EMC – Silly things you can do with stress testing – Part 2

I’ve got a bunch of graphs that indicate you can do some bad things to EFDs when you run certain SQLIO stress tests against them and compare the results to FC disks. But EMC is pushing back on the results I’ve gotten for a number of reasons. So in the interests of keeping things civil I’m not going to publish them – because I’m not convinced the results are necessarily valid and I’ve run out of time and patience to continue testing. Which might be what EMC hoped for – or I might just be feeling a tad cynical.
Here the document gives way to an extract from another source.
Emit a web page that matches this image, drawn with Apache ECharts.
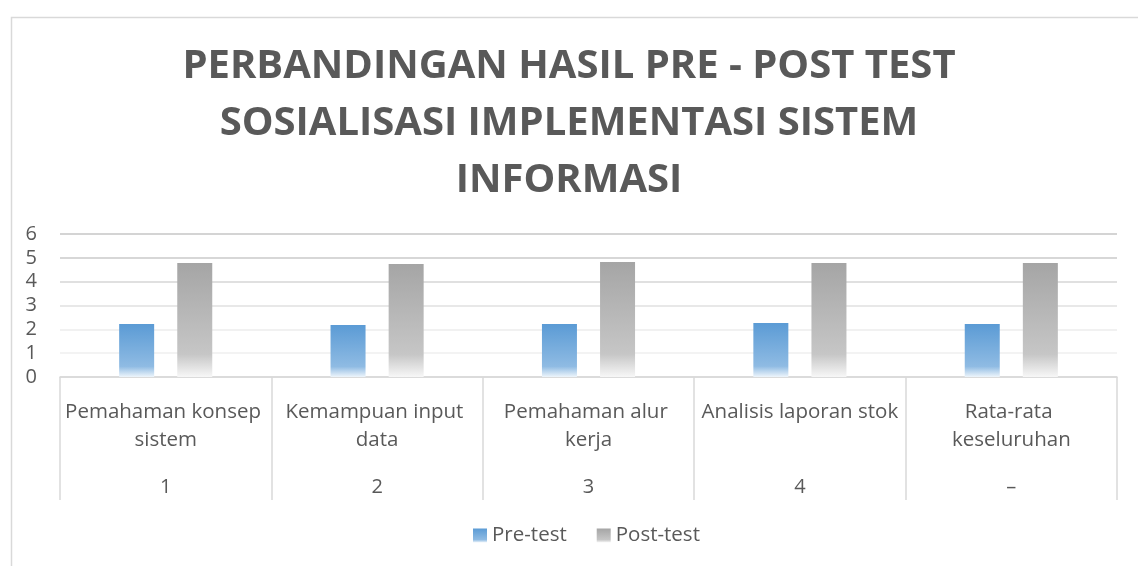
<!DOCTYPE html>
<html>
<head>
<meta charset="utf-8">
<script src="https://cdn.jsdelivr.net/npm/echarts@6/dist/echarts.min.js"></script>
<style>
  html, body { margin: 0; padding: 0; background: #fff; }
  #chart { width: 1138px; height: 566px; }
</style>
</head>
<body>
<div id="chart"></div>
<script>
var categories = ['Pemahaman konsep sistem', 'Kemampuan input data', 'Pemahaman alur kerja', 'Analisis laporan stok', 'Rata-rata keseluruhan'];
var codes = ['1', '2', '3', '4', '–'];
var preTest = [2.22, 2.18, 2.22, 2.27, 2.22];
var postTest = [4.78, 4.74, 4.83, 4.78, 4.78];
var yTicks = [0, 1, 2, 3, 4, 5, 6];

var textColor = '#595959';
var fontFamily = '"Open Sans", sans-serif';

function fade(top, mid, bottom) {
    return {
        type: 'linear', x: 0, y: 0, x2: 0, y2: 1,
        colorStops: [
            { offset: 0, color: top },
            { offset: 0.8, color: mid },
            { offset: 1, color: bottom }
        ]
    };
}

var option = {
    animation: false,
    textStyle: { fontFamily: fontFamily },
    title: {
        text: 'PERBANDINGAN HASIL PRE - POST TEST\nSOSIALISASI IMPLEMENTASI SISTEM\nINFORMASI',
        left: 'center',
        top: 33,
        textStyle: {
            color: textColor,
            fontSize: 40,
            fontWeight: 'bold',
            lineHeight: 57,
            fontFamily: fontFamily
        }
    },
    graphic: [{
        type: 'rect',
        left: 9, top: 15,
        shape: { width: 1140, height: 560 },
        style: { fill: 'none', stroke: '#d9d9d9', lineWidth: 1.5 },
        silent: true
    }],
    legend: {
        bottom: 15,
        left: 468,
        itemWidth: 14,
        itemHeight: 14,
        itemGap: 30,
        icon: 'rect',
        textStyle: { color: textColor, fontSize: 20.5, fontFamily: fontFamily }
    },
    grid: { left: 60, right: 21, top: 234, bottom: 189, containLabel: false },
    xAxis: [{
        type: 'category',
        data: categories,
        axisLine: { lineStyle: { color: '#d9d9d9', width: 1.5 } },
        axisTick: { show: true, length: 123, lineStyle: { color: '#d9d9d9', width: 1.5 } },
        axisLabel: {
            interval: 0,
            margin: 21,
            width: 205,
            overflow: 'break',
            lineHeight: 28,
            verticalAlign: 'top',
            color: textColor,
            fontSize: 20.5,
            fontFamily: fontFamily
        }
    }, {
        type: 'category',
        data: codes,
        position: 'bottom',
        axisLine: { show: false },
        axisTick: { show: false },
        axisLabel: {
            interval: 0,
            margin: 100,
            color: textColor,
            fontSize: 20,
            fontFamily: fontFamily
        }
    }],
    yAxis: {
        type: 'value',
        min: yTicks[0],
        max: yTicks[yTicks.length - 1],
        interval: 1,
        axisLine: { show: false },
        axisTick: { show: false },
        axisLabel: { color: textColor, fontSize: 20, margin: 23, fontFamily: fontFamily },
        splitLine: {
            lineStyle: {
                width: 1.5,
                color: ['#d9d9d9', '#efefef', '#ececec', '#e0e0e0', '#d6d6d6', '#cacaca', '#c6c6c6']
            }
        }
    },
    series: [{
        name: 'Pre-test',
        type: 'bar',
        data: preTest,
        barWidth: 35,
        barGap: '66%',
        itemStyle: { color: fade('#5b9bd5', '#8fbbe3', '#eef5fb') }
    }, {
        name: 'Post-test',
        type: 'bar',
        data: postTest,
        barWidth: 35,
        barGap: '66%',
        itemStyle: { color: fade('#a5a5a5', '#c6c6c6', '#f7f7f7') }
    }]
};

var chart = echarts.init(document.getElementById('chart'));
chart.setOption(option);
</script>
</body>
</html>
What I have learnt though, is that it’s very easy to generate QFULL errors on a CX4 if you follow the EMC best practice configs for Qlogic HBAs and set the execution throttle to 256. In fact, you might even be better off leaving it at 16, unless you have a real requirement to set it higher. I’m happy for someone to tell me why EMC suggests it be set to 256, because I’ve not found a good reason for it yet. Of course, this is dependent on a number of environmental factors, but the 256 figure still has me scratching my head.
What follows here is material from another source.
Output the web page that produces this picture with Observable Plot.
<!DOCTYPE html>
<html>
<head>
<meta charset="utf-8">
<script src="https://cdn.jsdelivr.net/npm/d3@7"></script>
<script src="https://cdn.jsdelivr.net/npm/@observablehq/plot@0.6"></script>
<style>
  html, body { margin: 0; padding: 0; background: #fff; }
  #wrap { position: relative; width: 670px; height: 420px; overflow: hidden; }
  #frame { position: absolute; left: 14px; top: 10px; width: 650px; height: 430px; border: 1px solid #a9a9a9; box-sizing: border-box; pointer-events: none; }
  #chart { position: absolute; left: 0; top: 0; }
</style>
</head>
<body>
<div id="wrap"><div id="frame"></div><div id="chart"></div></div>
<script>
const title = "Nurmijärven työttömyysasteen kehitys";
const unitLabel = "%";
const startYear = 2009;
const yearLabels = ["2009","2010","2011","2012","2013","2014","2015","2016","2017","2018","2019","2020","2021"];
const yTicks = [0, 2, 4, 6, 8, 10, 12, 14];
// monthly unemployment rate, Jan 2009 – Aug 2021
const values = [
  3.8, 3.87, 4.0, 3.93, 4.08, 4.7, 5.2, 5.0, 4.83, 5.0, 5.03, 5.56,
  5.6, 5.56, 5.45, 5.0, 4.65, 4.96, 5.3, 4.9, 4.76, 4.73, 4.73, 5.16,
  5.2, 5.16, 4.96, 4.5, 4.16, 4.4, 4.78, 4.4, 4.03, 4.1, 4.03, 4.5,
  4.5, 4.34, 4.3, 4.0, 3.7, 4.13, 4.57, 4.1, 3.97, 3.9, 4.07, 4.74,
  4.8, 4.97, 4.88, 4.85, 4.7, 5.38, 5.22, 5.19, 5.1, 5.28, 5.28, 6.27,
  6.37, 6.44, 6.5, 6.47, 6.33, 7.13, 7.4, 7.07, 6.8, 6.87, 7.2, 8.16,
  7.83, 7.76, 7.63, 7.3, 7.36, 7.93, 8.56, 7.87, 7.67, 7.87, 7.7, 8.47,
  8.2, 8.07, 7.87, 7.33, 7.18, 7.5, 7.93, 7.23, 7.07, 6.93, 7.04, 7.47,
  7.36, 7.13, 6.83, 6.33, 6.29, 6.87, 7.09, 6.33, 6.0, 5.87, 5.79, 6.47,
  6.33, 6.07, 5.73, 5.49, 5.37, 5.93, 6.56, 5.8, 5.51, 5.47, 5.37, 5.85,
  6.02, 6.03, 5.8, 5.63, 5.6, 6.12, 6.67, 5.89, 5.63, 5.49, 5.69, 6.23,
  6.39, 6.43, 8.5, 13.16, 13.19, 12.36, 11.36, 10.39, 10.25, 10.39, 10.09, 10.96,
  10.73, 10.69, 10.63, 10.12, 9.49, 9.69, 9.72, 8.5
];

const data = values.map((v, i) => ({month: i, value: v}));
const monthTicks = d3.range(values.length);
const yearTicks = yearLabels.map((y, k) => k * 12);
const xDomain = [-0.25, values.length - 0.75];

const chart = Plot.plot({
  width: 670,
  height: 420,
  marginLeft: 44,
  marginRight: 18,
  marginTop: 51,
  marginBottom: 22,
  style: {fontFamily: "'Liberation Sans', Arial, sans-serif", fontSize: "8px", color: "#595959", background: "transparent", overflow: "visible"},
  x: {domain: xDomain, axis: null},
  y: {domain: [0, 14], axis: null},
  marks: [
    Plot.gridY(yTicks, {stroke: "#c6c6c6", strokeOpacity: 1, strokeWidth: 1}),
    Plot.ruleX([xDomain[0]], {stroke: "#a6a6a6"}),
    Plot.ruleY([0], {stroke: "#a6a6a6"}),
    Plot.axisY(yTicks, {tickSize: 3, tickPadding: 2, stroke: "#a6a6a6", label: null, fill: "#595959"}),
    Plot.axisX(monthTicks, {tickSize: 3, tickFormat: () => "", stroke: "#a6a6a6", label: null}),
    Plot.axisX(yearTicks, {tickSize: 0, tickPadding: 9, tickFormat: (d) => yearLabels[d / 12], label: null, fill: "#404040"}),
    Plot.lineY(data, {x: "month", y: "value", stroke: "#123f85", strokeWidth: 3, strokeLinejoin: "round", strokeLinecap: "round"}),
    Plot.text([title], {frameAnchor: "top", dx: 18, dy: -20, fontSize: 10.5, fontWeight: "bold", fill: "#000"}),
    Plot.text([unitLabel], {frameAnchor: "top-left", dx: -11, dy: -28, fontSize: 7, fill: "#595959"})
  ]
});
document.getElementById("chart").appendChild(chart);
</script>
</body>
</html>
Another thing that we uncovered during stress testing had something to do with the Queue Depth of LUNs. For our initial testing, we had a Storage Pool created with 30 * 200GB EFDs, 70 * 450GB FC spindles, and 15 * 1TB SATA-II Spindles with FAST-VP enabled. The LUNs on the EFDs were set to no data movement – so everything sat on the EFDs. We were getting kind of underwhelming performance stats out of this config, and it seems like the main culprit was the LUN queue depth. In a traditonal RAID Group setup, the queue depth of the LUN is (14 * (the number of data drives in the LUN) + 32). So for a RAID 5 (4+1) LUN, the queue depth is 88. If, for some reason, you want to drive a LUN harder, you can increase this by using MetaLUNs, with the sum of the components providing the LUN’s queue depth. What we observed on the Pool LUN, however, was that this seemed to stay fixed at 88, regardless of the number of internal RAID Groups servicing the Pool LUN. This seems like it’s maybe a bad thing, but that’s probably why EMC quietly say that you should stick to traditional MetaLUNs and RAID Groups if you need particular performance characteristics.
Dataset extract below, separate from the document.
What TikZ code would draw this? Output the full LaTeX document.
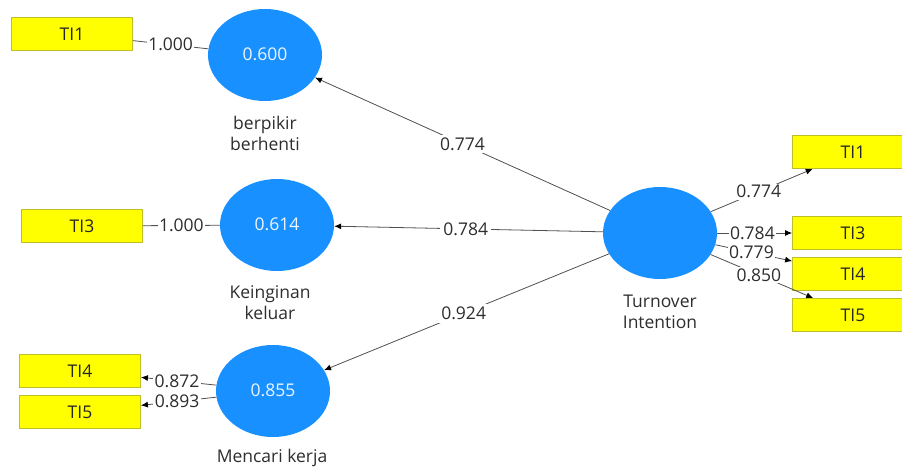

So what’s the point I’m trying to get at? Storage Pools and FAST-VP are awesome for the majority of workloads, but sometimes you need to use more traditional methods to get what you want. Which is why I spent last weekend using the LUN Migration tool to move 100TB of blocks around the array to get back to the traditional RAID Group / MetaLUN model. Feel free to tell me if you think I’ve gotten this arse-backwards too, because I really want to believe that I have.